Clean, well-kept motorcycles make a stronger first impression and hold their price more easily. Wash everything thoroughly, degrease and re-lube the chain, clean the wheels and the recesses around the engine, and wipe down the plastics with a dedicated product. Polish the paint, buff out light scratches, and brighten cloudy headlights with a lens restoration kit. It's a few hours of work that shows in every photo.

Focus on cheap fixes with a big effect: a blown bulb, a loose mirror, a missing fairing bolt, worn grips, or a tired battery that barely turns the starter. Fresh oil and a healthy battery mean the bike fires up instantly during a viewing — and nothing kills a deal faster than a machine that won't start in front of the buyer.

Don't pour money into expensive modifications before selling. Most buyers prefer a clean, stock motorcycle over one loaded with accessories nobody will pay extra for. If you have the original parts you removed for upgrades, include them — a complete factory set often makes the offer more attractive.

Gather the Paperwork and Service History

A complete set of documents is one of your strongest selling points. Prepare the registration document with a valid inspection, the vehicle card if one was issued, proof of ownership (the previous contract or invoice), and both keys. A missing second key or document can knock more off the price than you'd expect.

Collect the service history: the maintenance book, invoices for parts and labour, receipts for tyres or the battery. Even loose receipts arranged in date order show the bike was serviced, not just ridden. If you kept your own notes on oil and chain changes, include them — it paints the picture of a conscientious owner.

Check that the details on the documents match reality (the VIN on the frame, engine capacity, date of first registration). If the bike was imported, keep the import paperwork and proof of any duties paid to hand. Organised papers speed up negotiations and remove buyer suspicion.

Take Photos That Sell

Photos decide whether anyone clicks your listing at all. Shoot in good, diffused daylight against a clean, neutral background — an empty car park or a plain wall works far better than a cluttered garage. Set the bike on its side stand so it stands straight and stable, and take several shots from different angles.

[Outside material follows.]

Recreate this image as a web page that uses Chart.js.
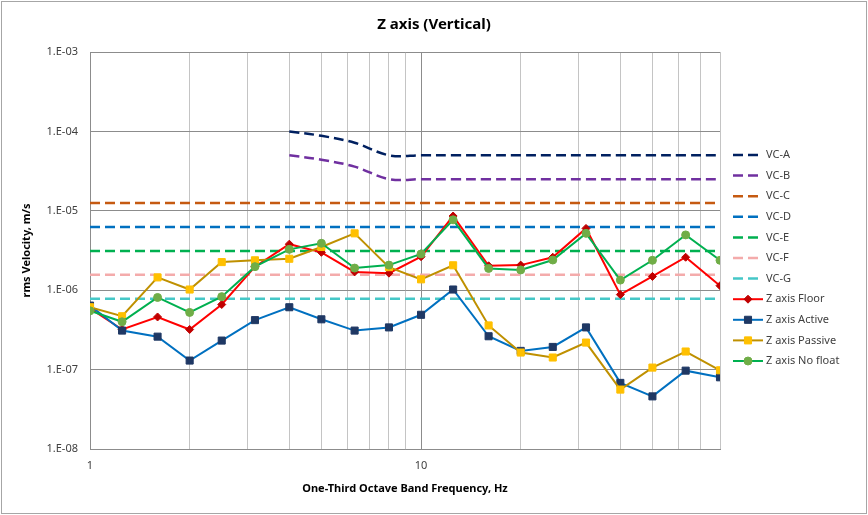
<!DOCTYPE html>
<html>
<head>
<meta charset="utf-8">
<script src="https://cdn.jsdelivr.net/npm/chart.js@4.4.0/dist/chart.umd.min.js"></script>
<style>
    html, body { margin: 0; padding: 0; background: #fff; }
    #wrap { width: 868px; height: 515px; }
</style>
</head>
<body>
<div id="wrap"><canvas id="zChart" width="868" height="515"></canvas></div>
<script>
// one-third octave band centre frequencies, Hz
const freqs = [1, 1.25, 1.6, 2, 2.5, 3.15, 4, 5, 6.3, 8, 10, 12.5, 16, 20, 25, 31.5, 40, 50, 63, 80];

// vibration criteria curves
const vcABFreqs = [4, 5, 6.3, 8, 10, 12.5, 16, 20, 25, 31.5, 40, 50, 63, 80];
const vcA = [1.0e-4, 8.8e-5, 7.2e-5, 5.0e-5, 5.0e-5, 5.0e-5, 5.0e-5, 5.0e-5, 5.0e-5, 5.0e-5, 5.0e-5, 5.0e-5, 5.0e-5, 5.0e-5];
const vcB = [5.0e-5, 4.4e-5, 3.6e-5, 2.5e-5, 2.5e-5, 2.5e-5, 2.5e-5, 2.5e-5, 2.5e-5, 2.5e-5, 2.5e-5, 2.5e-5, 2.5e-5, 2.5e-5];
const vcFlatFreqs = [1, 80];
const vcC = [1.25e-5, 1.25e-5];
const vcD = [6.25e-6, 6.25e-6];
const vcE = [3.12e-6, 3.12e-6];
const vcF = [1.56e-6, 1.56e-6];
const vcG = [7.8e-7, 7.8e-7];

// measured rms velocity, m/s
const floorVals   = [5.9e-7, 3.2e-7, 4.6e-7, 3.2e-7, 6.6e-7, 1.98e-6, 3.8e-6, 3.0e-6, 1.7e-6, 1.64e-6, 2.64e-6, 8.6e-6, 2.03e-6, 2.07e-6, 2.6e-6, 6.0e-6, 8.8e-7, 1.49e-6, 2.6e-6, 1.14e-6];
const activeVals  = [6.4e-7, 3.1e-7, 2.6e-7, 1.3e-7, 2.32e-7, 4.2e-7, 6.1e-7, 4.3e-7, 3.1e-7, 3.4e-7, 4.9e-7, 1.02e-6, 2.63e-7, 1.72e-7, 1.93e-7, 3.4e-7, 6.8e-8, 4.6e-8, 9.7e-8, 8.0e-8];
const passiveVals = [6.1e-7, 4.7e-7, 1.45e-6, 1.02e-6, 2.26e-6, 2.38e-6, 2.49e-6, 3.5e-6, 5.2e-6, 1.95e-6, 1.37e-6, 2.06e-6, 3.6e-7, 1.64e-7, 1.42e-7, 2.19e-7, 5.6e-8, 1.06e-7, 1.69e-7, 9.8e-8];
const noFloatVals = [5.5e-7, 4.0e-7, 8.1e-7, 5.25e-7, 8.3e-7, 1.98e-6, 3.27e-6, 3.9e-6, 1.9e-6, 2.07e-6, 2.86e-6, 7.7e-6, 1.88e-6, 1.8e-6, 2.4e-6, 5.2e-6, 1.34e-6, 2.38e-6, 4.97e-6, 2.38e-6];

const yTicks = [1e-8, 1e-7, 1e-6, 1e-5, 1e-4, 1e-3];
const xTicks = [1, 2, 3, 4, 5, 6, 7, 8, 9, 10, 20, 30, 40, 50, 60, 70, 80];
const xLabels = [1, 10];

const FONT = "'Noto Sans', 'Noto Sans CJK KR', sans-serif";
const DASH = [10, 5];

function pts(xs, ys) {
    return xs.map((x, i) => ({ x: x, y: ys[i] }));
}

function vcSet(label, xs, ys, color, smooth) {
    return {
        label: label,
        data: pts(xs, ys),
        borderColor: color,
        backgroundColor: color,
        borderWidth: 2.5,
        borderDash: DASH,
        pointRadius: 0,
        tension: smooth ? 0.35 : 0
    };
}

function measSet(label, ys, lineColor, markColor, style, radius) {
    return {
        label: label,
        data: pts(freqs, ys),
        borderColor: lineColor,
        backgroundColor: markColor,
        borderWidth: 2,
        pointStyle: style,
        pointRadius: radius,
        pointBorderColor: markColor,
        pointBackgroundColor: markColor,
        pointBorderWidth: 1,
        tension: 0
    };
}

const datasets = [
    vcSet('VC-A', vcABFreqs, vcA, '#002060', true),
    vcSet('VC-B', vcABFreqs, vcB, '#7030A0', true),
    vcSet('VC-C', vcFlatFreqs, vcC, '#C55A11', false),
    vcSet('VC-D', vcFlatFreqs, vcD, '#0070C0', false),
    vcSet('VC-E', vcFlatFreqs, vcE, '#00B050', false),
    vcSet('VC-F', vcFlatFreqs, vcF, '#F4ABAB', false),
    vcSet('VC-G', vcFlatFreqs, vcG, '#45C7C7', false),
    measSet('Z axis Floor', floorVals, '#FF0000', '#C00000', 'rectRot', 4),
    measSet('Z axis Active', activeVals, '#0070C0', '#1F3864', 'rect', 5),
    measSet('Z axis Passive', passiveVals, '#BF9000', '#FFC000', 'rect', 5),
    measSet('Z axis No float', noFloatVals, '#00B050', '#70AD47', 'circle', 4)
];
// later series on top, like the spreadsheet
datasets.forEach((d, i) => { d.order = -i; });

function drawMarker(ctx, style, r, x, y, color) {
    ctx.save();
    ctx.fillStyle = color;
    ctx.strokeStyle = color;
    ctx.lineWidth = 1;
    ctx.setLineDash([]);
    ctx.beginPath();
    if (style === 'circle') {
        ctx.arc(x, y, r, 0, Math.PI * 2);
    } else if (style === 'rect') {
        const s = r * Math.SQRT1_2;
        ctx.rect(x - s, y - s, 2 * s, 2 * s);
    } else if (style === 'rectRot') {
        ctx.moveTo(x, y - r);
        ctx.lineTo(x + r, y);
        ctx.lineTo(x, y + r);
        ctx.lineTo(x - r, y);
        ctx.closePath();
    }
    ctx.fill();
    ctx.stroke();
    ctx.restore();
}

// title centred on the whole canvas, legend on the right, chart frame
const decorations = {
    id: 'decorations',
    afterDraw(chart) {
        const ctx = chart.ctx;

        ctx.save();
        ctx.fillStyle = '#000';
        ctx.font = 'bold 15px ' + FONT;
        ctx.textAlign = 'center';
        ctx.textBaseline = 'middle';
        ctx.fillText('Z axis (Vertical)', chart.width / 2, 25);
        ctx.restore();

        const x0 = 733, x1 = 763, yStart = 155, step = 20.6;
        chart.data.datasets.forEach((d, i) => {
            const y = yStart + i * step;
            ctx.save();
            ctx.strokeStyle = d.borderColor;
            ctx.lineWidth = d.borderWidth;
            ctx.setLineDash(d.borderDash || []);
            ctx.beginPath();
            ctx.moveTo(x0, y);
            ctx.lineTo(x1, y);
            ctx.stroke();
            ctx.restore();
            if (d.pointRadius) {
                drawMarker(ctx, d.pointStyle, d.pointRadius, (x0 + x1) / 2, y, d.pointBackgroundColor);
            }
            ctx.save();
            ctx.fillStyle = '#404040';
            ctx.font = '11px ' + FONT;
            ctx.textBaseline = 'middle';
            ctx.textAlign = 'left';
            ctx.fillText(d.label, x1 + 3, y);
            ctx.restore();
        });

        ctx.save();
        ctx.strokeStyle = '#a6a6a6';
        ctx.lineWidth = 1;
        ctx.strokeRect(1.5, 1.5, chart.width - 3, chart.height - 3);
        ctx.restore();
    }
};

const ctx = document.getElementById('zChart').getContext('2d');
new Chart(ctx, {
    type: 'line',
    data: { datasets: datasets },
    options: {
        responsive: false,
        animation: false,
        layout: { padding: { left: 0, right: 148, top: 52, bottom: 0 } },
        plugins: {
            legend: { display: false },
            tooltip: { enabled: false },
            title: { display: false }
        },
        scales: {
            x: {
                type: 'logarithmic',
                min: 1,
                max: 80,
                afterBuildTicks: scale => { scale.ticks = xTicks.map(v => ({ value: v })); },
                afterFit: scale => { scale.height = 66; },
                ticks: {
                    autoSkip: false,
                    maxRotation: 0,
                    padding: 10,
                    color: '#404040',
                    font: { family: FONT, size: 11 },
                    callback: value => xLabels.includes(value) ? String(value) : ''
                },
                grid: {
                    drawTicks: false,
                    color: c => (c.tick && xLabels.includes(c.tick.value)) ? '#8c8c8c' : '#c4c4c4',
                    lineWidth: 1
                },
                border: { color: '#8c8c8c' },
                title: {
                    display: true,
                    text: 'One-Third Octave Band Frequency, Hz',
                    color: '#000',
                    font: { family: FONT, size: 11, weight: 'bold' },
                    padding: { top: 0, bottom: 20 }
                }
            },
            y: {
                type: 'logarithmic',
                min: 1e-8,
                max: 1e-3,
                afterBuildTicks: scale => { scale.ticks = yTicks.map(v => ({ value: v })); },
                afterFit: scale => { scale.width = 90; },
                ticks: {
                    padding: 12,
                    color: '#404040',
                    font: { family: FONT, size: 11 },
                    callback: value => {
                        const e = Math.round(Math.log10(value));
                        return '1.E' + (e < 0 ? '-' : '+') + String(Math.abs(e)).padStart(2, '0');
                    }
                },
                grid: { drawTicks: false, color: '#8c8c8c', lineWidth: 1 },
                border: { color: '#8c8c8c' },
                title: {
                    display: true,
                    text: 'rms Velocity, m/s',
                    color: '#000',
                    font: { family: FONT, size: 11, weight: 'bold' },
                    padding: { top: 20, bottom: 0 }
                }
            }
        }
    },
    plugins: [decorations]
});
</script>
</body>
</html>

Show the whole bike, then the details: the clocks with the mileage visible, the paint, the engine, the tyres and their tread, the seat, the exhaust, and the VIN (you can partly hide the last digits). Don't hide faults — take a close-up of a scratch or a chip. An honest photo of a flaw works in your favour: the buyer arrives prepared rather than disappointed.

Go for both quantity and quality: fifteen sharp, well-framed photos build trust far more effectively than three random snaps. If you can, add a short video of the engine starting from cold and idling — it's one of the most common details interested buyers ask about.

Write the Listing and Set a Fair Price

A good ad is specifics, not marketing fluff. State the make, model, year, engine capacity, mileage, inspection date, number of owners, and service history. List what was recently replaced, and separately note any known faults. Keep the title factual — model, year, and the key selling point, such as low mileage or a fresh service.

Set the price based on real listings for comparable bikes: the same model, a similar year and mileage, comparable condition. Look at prices of machines that actually sold, not just wishful ads that have been sitting for months. Leave yourself a small margin for negotiation, but don't overprice — an inflated offer scares buyers off and eventually forces a reduction anyway.

Reply to messages quickly and clearly, and pre-empt the most common questions in the description: the reason for selling, how the bike was used, whether it was serviced at a dealer or privately. The fewer question marks in the buyer's mind, the more smoothly you'll reach a meeting and a deal.

A Safe Test Ride and Closing the Deal

Arrange the meeting in a safe, public place, ideally with someone you trust nearby. Before any test ride, ask to see a valid licence of the right category and set clear rules: the route, the distance, and a deposit or holding a document for the duration of the ride. This is standard practice that protects both sides and shouldn't offend anyone.

Seal the deal with a sale contract in two copies — with both parties' details, a description of the bike, the VIN, the price and the date. Verify a cash payment on the spot, and with a bank transfer wait until the funds clear before handing over the vehicle, documents and keys. Record the odometer reading on the day of sale and keep your own copy of the contract.

After the sale, finish the formalities: notify the registration authority that you have sold the vehicle and inform your insurer so the policy transfers to the new owner in line with the rules. These few steps close the matter on your side and protect you from fines or claims over a vehicle that is no longer yours.